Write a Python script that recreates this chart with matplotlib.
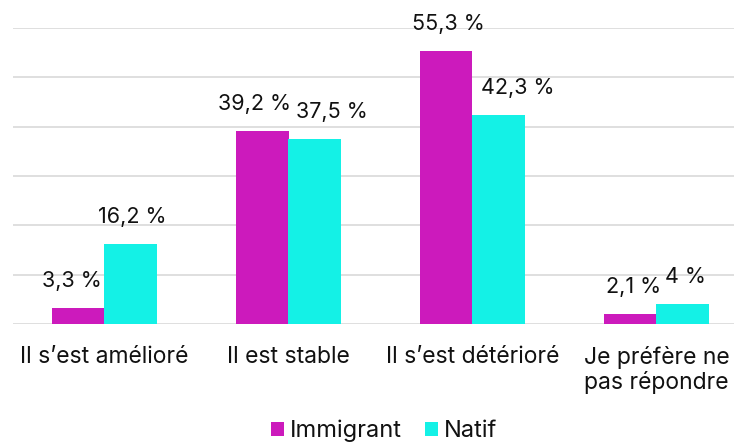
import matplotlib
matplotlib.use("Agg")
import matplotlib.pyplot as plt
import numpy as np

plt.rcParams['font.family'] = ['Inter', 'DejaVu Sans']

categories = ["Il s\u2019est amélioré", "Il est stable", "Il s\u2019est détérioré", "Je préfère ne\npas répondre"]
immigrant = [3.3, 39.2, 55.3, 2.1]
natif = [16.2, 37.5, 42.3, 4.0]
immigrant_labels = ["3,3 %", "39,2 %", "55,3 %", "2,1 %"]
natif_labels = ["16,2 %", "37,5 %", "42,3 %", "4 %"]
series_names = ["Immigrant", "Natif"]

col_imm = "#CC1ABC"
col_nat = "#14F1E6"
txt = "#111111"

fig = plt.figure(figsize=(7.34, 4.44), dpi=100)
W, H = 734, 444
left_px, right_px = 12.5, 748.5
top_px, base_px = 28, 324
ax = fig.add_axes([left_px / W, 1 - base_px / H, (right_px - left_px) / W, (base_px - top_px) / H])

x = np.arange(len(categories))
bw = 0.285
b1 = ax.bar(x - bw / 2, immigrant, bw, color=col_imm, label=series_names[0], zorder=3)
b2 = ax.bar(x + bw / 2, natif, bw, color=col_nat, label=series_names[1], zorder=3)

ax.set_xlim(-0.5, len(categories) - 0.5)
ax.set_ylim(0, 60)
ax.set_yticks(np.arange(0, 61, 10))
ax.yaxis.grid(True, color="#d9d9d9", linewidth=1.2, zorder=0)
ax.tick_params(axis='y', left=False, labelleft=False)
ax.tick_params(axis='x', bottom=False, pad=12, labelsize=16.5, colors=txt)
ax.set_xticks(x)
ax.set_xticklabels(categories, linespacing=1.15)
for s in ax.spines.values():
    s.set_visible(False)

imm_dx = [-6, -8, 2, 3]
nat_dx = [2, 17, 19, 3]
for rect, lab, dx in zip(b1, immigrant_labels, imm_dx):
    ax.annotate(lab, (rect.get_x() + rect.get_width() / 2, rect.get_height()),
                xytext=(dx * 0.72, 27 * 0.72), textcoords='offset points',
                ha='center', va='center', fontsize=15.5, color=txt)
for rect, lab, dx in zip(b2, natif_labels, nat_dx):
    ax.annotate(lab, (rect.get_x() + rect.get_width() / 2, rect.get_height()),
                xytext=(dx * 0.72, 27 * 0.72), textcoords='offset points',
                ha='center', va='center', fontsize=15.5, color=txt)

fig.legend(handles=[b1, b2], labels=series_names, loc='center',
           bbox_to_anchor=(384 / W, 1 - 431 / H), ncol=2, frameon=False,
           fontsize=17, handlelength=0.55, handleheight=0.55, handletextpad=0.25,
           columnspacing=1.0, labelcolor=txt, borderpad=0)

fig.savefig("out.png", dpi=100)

- [SET EXERCISE] Give again, word for word, every line from the top of the data above to the line holding "s.set_visible(False)", inclusive, with the pictures left out.

- [RESULT OF THIS EXERCISE]
Write a Python script that recreates this chart with matplotlib.
import matplotlib
matplotlib.use("Agg")
import matplotlib.pyplot as plt
import numpy as np

plt.rcParams['font.family'] = ['Inter', 'DejaVu Sans']

categories = ["Il s\u2019est amélioré", "Il est stable", "Il s\u2019est détérioré", "Je préfère ne\npas répondre"]
immigrant = [3.3, 39.2, 55.3, 2.1]
natif = [16.2, 37.5, 42.3, 4.0]
immigrant_labels = ["3,3 %", "39,2 %", "55,3 %", "2,1 %"]
natif_labels = ["16,2 %", "37,5 %", "42,3 %", "4 %"]
series_names = ["Immigrant", "Natif"]

col_imm = "#CC1ABC"
col_nat = "#14F1E6"
txt = "#111111"

fig = plt.figure(figsize=(7.34, 4.44), dpi=100)
W, H = 734, 444
left_px, right_px = 12.5, 748.5
top_px, base_px = 28, 324
ax = fig.add_axes([left_px / W, 1 - base_px / H, (right_px - left_px) / W, (base_px - top_px) / H])

x = np.arange(len(categories))
bw = 0.285
b1 = ax.bar(x - bw / 2, immigrant, bw, color=col_imm, label=series_names[0], zorder=3)
b2 = ax.bar(x + bw / 2, natif, bw, color=col_nat, label=series_names[1], zorder=3)

ax.set_xlim(-0.5, len(categories) - 0.5)
ax.set_ylim(0, 60)
ax.set_yticks(np.arange(0, 61, 10))
ax.yaxis.grid(True, color="#d9d9d9", linewidth=1.2, zorder=0)
ax.tick_params(axis='y', left=False, labelleft=False)
ax.tick_params(axis='x', bottom=False, pad=12, labelsize=16.5, colors=txt)
ax.set_xticks(x)
ax.set_xticklabels(categories, linespacing=1.15)
for s in ax.spines.values():
    s.set_visible(False)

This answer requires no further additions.